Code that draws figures
☆ ☆ ☆ ☆ ☆ ☆ ☆
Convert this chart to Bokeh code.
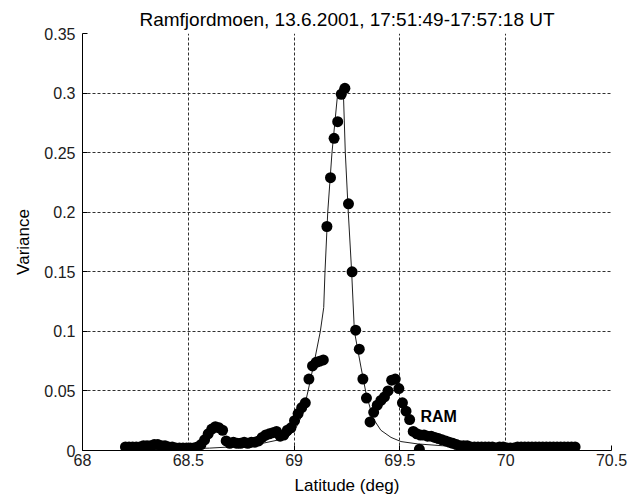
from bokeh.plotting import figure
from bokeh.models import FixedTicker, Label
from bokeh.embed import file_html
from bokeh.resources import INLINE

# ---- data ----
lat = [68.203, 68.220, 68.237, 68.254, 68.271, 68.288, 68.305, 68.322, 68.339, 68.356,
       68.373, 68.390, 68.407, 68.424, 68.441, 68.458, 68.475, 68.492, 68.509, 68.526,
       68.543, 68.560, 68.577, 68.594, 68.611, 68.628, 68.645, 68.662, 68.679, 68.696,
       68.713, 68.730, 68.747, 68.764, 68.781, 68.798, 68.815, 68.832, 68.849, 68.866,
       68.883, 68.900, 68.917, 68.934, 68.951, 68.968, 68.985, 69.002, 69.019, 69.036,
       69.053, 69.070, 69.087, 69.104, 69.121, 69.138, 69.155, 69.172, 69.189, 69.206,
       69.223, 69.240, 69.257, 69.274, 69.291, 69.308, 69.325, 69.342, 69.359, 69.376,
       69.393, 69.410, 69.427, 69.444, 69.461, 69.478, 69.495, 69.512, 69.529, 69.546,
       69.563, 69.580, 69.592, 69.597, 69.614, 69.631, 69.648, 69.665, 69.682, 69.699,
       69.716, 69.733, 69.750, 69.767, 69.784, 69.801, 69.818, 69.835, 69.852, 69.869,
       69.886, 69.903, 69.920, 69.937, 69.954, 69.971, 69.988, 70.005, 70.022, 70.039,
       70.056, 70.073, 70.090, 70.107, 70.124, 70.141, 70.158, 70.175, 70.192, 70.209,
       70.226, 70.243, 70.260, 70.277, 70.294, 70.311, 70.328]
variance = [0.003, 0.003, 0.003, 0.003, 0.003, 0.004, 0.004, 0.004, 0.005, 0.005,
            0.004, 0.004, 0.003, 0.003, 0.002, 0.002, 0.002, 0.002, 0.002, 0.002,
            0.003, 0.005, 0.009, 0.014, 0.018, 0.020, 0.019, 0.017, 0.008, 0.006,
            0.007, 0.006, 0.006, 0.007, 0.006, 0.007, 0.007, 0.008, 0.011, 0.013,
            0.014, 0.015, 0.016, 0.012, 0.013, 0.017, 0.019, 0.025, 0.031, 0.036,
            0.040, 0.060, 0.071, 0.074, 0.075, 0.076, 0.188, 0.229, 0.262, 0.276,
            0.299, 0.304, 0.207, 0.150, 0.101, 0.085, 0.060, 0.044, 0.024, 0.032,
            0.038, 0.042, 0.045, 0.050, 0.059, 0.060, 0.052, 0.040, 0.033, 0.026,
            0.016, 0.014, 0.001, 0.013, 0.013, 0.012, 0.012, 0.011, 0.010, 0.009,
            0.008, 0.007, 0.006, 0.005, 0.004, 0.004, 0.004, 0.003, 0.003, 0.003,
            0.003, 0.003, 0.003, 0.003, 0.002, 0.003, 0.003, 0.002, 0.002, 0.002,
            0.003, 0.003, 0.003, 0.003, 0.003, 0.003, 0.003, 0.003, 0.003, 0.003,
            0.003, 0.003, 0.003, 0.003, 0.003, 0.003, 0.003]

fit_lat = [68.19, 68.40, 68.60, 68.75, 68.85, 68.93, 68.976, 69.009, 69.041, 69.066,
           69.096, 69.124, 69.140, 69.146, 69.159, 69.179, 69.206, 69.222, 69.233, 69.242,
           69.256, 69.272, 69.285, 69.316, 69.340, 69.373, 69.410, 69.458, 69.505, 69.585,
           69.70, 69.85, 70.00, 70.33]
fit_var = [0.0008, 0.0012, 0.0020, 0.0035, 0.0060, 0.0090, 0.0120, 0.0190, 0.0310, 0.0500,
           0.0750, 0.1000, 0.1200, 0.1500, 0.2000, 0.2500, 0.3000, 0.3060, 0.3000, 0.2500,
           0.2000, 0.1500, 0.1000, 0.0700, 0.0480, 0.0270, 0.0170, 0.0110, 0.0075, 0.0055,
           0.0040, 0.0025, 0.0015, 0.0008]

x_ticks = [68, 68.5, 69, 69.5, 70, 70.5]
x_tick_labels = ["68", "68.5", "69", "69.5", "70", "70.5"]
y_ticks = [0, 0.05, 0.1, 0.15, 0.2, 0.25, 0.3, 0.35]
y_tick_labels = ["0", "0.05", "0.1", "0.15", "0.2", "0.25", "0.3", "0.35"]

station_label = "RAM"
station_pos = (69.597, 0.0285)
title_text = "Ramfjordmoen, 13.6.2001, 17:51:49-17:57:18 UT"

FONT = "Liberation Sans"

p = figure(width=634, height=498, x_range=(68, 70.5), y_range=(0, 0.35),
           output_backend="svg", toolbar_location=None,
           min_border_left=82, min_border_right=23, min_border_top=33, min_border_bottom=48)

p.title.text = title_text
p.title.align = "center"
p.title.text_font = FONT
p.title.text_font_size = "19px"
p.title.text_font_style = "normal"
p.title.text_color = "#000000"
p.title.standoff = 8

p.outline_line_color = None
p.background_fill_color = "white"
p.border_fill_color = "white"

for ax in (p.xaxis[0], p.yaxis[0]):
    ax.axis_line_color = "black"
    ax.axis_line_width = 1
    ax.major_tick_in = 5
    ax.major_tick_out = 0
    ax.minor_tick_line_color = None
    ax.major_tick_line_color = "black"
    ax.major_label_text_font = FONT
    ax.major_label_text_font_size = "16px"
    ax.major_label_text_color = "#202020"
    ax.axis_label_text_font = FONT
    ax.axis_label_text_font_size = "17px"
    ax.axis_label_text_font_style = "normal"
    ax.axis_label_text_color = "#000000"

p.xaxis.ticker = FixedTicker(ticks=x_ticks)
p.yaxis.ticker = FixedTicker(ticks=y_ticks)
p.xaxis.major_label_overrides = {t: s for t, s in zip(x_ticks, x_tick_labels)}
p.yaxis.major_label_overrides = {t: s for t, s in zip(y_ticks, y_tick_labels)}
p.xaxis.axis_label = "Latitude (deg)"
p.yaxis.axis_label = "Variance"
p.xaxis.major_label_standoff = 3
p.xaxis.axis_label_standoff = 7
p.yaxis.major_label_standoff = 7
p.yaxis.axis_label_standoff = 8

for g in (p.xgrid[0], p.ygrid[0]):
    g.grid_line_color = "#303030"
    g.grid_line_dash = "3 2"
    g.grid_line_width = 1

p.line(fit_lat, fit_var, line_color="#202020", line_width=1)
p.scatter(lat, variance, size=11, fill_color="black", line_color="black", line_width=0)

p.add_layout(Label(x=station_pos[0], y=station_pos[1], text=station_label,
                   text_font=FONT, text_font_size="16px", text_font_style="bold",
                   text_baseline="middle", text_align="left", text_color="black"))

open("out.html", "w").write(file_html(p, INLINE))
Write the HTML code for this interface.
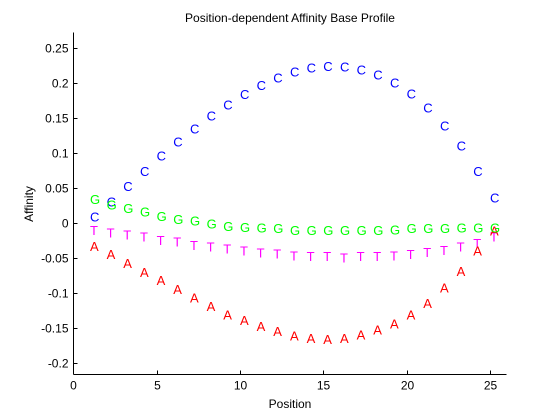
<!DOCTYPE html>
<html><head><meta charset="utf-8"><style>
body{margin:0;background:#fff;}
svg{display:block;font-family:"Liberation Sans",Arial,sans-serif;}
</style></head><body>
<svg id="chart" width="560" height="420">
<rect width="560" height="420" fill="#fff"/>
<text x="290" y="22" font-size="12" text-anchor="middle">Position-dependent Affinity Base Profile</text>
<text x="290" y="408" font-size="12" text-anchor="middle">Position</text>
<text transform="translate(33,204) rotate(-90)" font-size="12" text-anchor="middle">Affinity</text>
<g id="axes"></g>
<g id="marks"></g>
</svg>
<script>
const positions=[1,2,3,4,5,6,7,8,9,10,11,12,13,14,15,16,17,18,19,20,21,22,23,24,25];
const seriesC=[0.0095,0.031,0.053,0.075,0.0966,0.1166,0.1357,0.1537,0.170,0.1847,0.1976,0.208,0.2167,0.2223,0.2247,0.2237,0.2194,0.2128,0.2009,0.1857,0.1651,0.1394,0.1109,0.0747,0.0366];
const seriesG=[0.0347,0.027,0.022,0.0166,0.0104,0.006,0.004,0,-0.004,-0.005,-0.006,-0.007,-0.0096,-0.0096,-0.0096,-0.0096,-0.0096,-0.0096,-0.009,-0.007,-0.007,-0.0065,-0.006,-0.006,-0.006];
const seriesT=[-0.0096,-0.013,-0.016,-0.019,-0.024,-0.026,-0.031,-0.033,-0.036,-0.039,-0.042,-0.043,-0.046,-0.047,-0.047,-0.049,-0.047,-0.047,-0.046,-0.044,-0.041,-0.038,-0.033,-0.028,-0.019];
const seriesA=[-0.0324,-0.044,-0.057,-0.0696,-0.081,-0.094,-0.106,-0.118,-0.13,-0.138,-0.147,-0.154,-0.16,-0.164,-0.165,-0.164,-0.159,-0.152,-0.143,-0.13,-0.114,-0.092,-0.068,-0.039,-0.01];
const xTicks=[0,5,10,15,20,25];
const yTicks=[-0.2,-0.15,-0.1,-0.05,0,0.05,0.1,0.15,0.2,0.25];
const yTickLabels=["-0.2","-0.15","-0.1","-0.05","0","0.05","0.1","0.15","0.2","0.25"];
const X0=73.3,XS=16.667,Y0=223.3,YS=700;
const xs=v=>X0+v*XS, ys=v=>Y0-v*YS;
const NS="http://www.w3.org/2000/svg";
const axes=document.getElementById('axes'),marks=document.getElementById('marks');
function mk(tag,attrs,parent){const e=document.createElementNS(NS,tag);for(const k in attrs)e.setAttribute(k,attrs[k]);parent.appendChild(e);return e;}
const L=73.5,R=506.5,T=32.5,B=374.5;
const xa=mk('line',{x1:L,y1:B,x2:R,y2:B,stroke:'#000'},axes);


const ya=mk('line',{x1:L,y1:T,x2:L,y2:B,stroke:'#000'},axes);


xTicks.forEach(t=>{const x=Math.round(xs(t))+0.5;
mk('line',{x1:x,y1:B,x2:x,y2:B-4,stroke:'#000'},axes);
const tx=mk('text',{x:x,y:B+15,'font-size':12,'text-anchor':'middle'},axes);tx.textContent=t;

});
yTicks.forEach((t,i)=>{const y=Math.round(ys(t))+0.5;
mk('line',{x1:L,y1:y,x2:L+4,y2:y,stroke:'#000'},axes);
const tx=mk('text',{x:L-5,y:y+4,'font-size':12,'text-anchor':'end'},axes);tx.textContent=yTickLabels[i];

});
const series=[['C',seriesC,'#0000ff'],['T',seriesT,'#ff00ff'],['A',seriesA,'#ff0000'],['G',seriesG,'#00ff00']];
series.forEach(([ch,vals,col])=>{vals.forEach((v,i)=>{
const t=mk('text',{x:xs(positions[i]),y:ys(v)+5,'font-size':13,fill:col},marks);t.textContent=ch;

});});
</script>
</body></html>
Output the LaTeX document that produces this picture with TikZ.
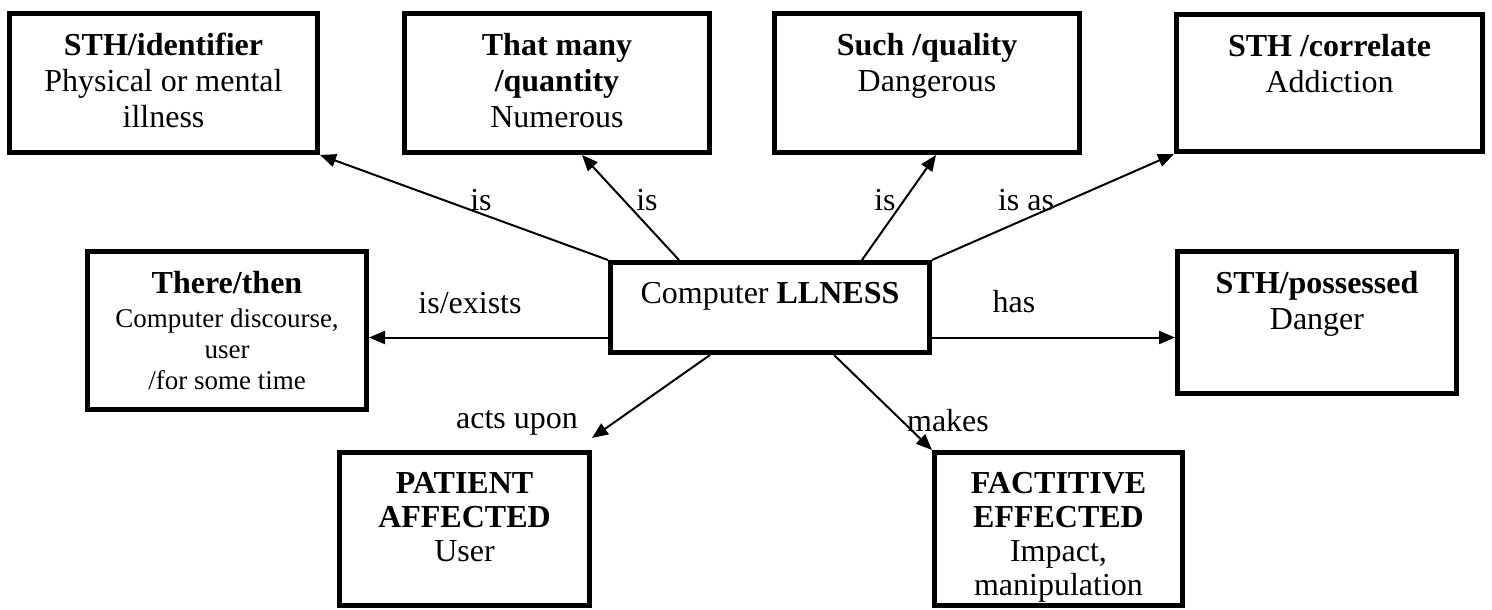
☆ ☆ ☆ ☆ ☆ ☆ ☆
Given problem -
All lines from the start of the entries above through the line containing "from bokeh.resources import INLINE" are to be given again exactly; the pictures are not.

Exercise solution -
Convert this chart to Bokeh code.
from bokeh.plotting import figure
from bokeh.models import FixedTicker, Label
from bokeh.embed import file_html
from bokeh.resources import INLINE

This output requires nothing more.